Optional: Top the muffins with small diced danhobak skin pieces for garnish.
- Spoon the batter into cupcake molds (silicon molds or paper cups), and place them in a steamer. Put the lid on and steam for 30 minutes. When a toothpick inserted through the middle of a muffin comes out clean, it’s done.
You can freeze the leftover danhobak flesh and skin in a plastic bag for another time. You can also freeze the leftover muffins in a plastic bag and microwave it for 30 seconds to a minute right before eating. For those adventurous souls out there, I also baked the same batter in a mini cake mold at 350°F, and it feels just too wet even after passing the toothpick test.
Enjoy this delicious rice muffin with another breakfast favorite of mine, black bean smoothie!
brown rice 현미 (hyeon mi)
rice (uncooked) 쌀 (ssal)
rice (cooked) 밥 (bap)
I hope Shin can enlighten us on that. Until then, thanks for pointing out it’s gluten free. I put that into the tags.

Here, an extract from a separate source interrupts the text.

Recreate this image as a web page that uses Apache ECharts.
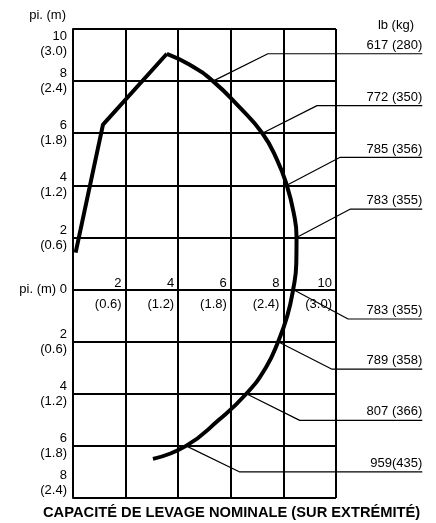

can you tell me the approximate amount of dahobak that you used? Can’t find it at the moment so I want to use pumpkin.
Oh and this recipe is gluten free if anyone cares 🙂 Can’t wait to try it
Hi Nol, I used 1/2 Cup of the danhobak flesh to mix in the batter. Depending on the kind of pumpkin, the water content may be higher, so watch out how much you put in. Let me know how it turns out!